Phase 2: Parse Raw Data

For each benchmark result:

  • Extract scenario names, iterations, timing data (mean, median, P50/P99, min/max)
  • Identify the unit (ns, us, ms, ops/sec)
  • Group by benchmark suite

For each test report:

  • Extract pass/fail counts, failure messages
  • Extract coverage data if available

Phase 3: Compute Derived Metrics

Scaling analysis: Compare scenarios that differ by one parameter (e.g., 1 reader vs 4 readers).

code
Scaling ratio = time(N) / time(1)
Ideal: ratio ≈ 1.0 (independent)
Degraded: ratio > 2.0 (contention)

Contention indicators: Retry rates, CAS failures, cache miss ratios.

Regression detection (when comparing two runs):

code
Regression threshold: > 10% slower on same hardware
Improvement threshold: > 10% faster
Noise band: within 10%

Phase 4: Cross-Reference with Specs

For each performance claim in specs:

  • Find the corresponding benchmark result
  • Compare measured value against spec target
  • Classify: MEETS | EXCEEDS | MISSES | NO_DATA

Phase 5: Report

markdown
# Benchmark Analysis Report

**Date**: YYYY-MM-DD HH:MM
**Hardware**: {from baseline if available}

## Summary

| Metric | Value |
|--------|-------|
| Benchmarks analyzed | N |
| Spec claims verified | N / M |
| Anomalies found | N |

## Findings

### Performance vs Spec Targets

| Component | Spec Target | Measured | Status |
|-----------|-------------|----------|--------|
| Reactor loop | ~1.6ns (design est.) | P50=4.7ns | MEETS (within order) |
| SeqLock read | ~50ns | — | NO_DATA |

### Scaling Analysis

| Benchmark | 1→N Scaling | Ratio | Assessment |
|-----------|------------|-------|------------|
| DeltaRing 1→4 readers | 2.3ns→845ns | 367x | Expected (SPMC contention) |

### Anomalies

1. **{benchmark}:{scenario}** — {description}
   Data: {numbers}
   Possible cause: {analysis}
   Action: {recommendation}

### Trends (if comparing runs)

| Benchmark | Before | After | Change |
|-----------|--------|-------|--------|
| ... | ... | ... | +/-% |

Principles

  • Data first, interpretation second: Present raw numbers before drawing conclusions.
  • Hardware context matters: Same benchmark on different CPUs means different things.
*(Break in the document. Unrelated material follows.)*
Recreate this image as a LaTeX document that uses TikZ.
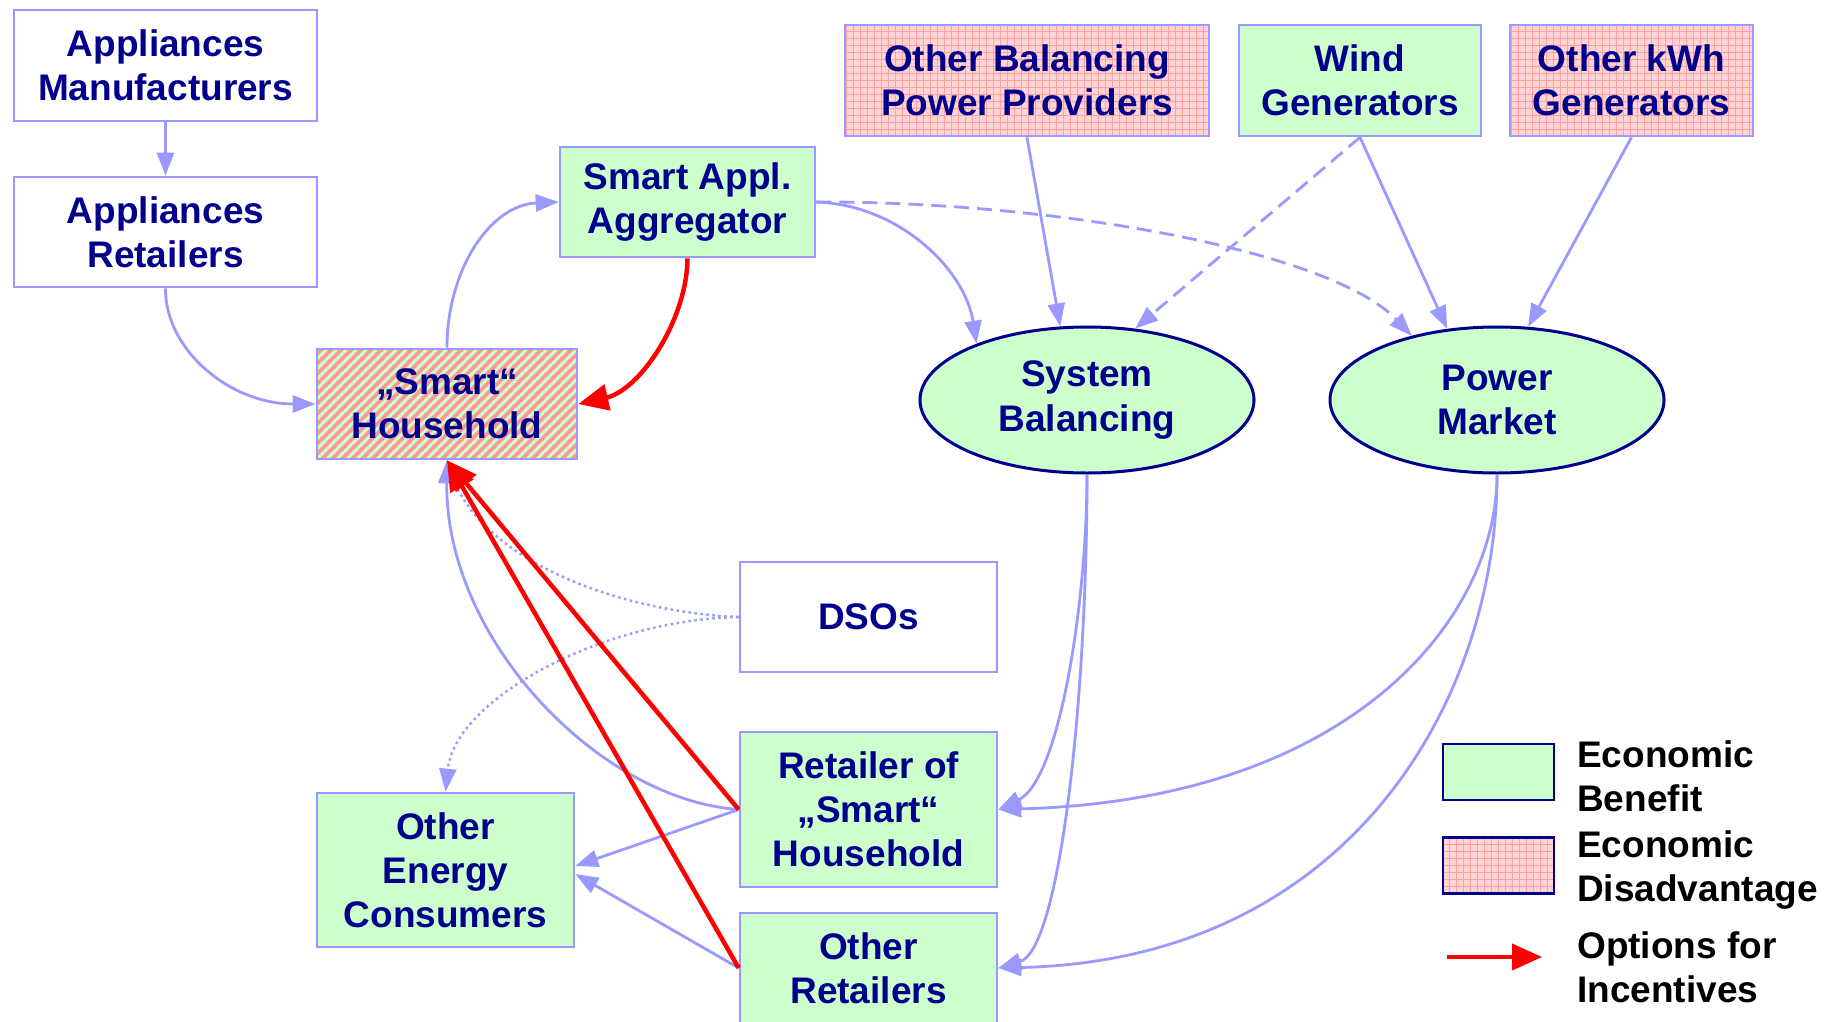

Always note hardware.
  • Noise awareness: Single-digit percent differences are noise, not signal. Only flag > 10% changes.
  • No spec numbers from thin air: If a spec claims X ns but no benchmark measures it, report NO_DATA, don't estimate.
  • Actionable output: Every anomaly should have a "what to do next" recommendation.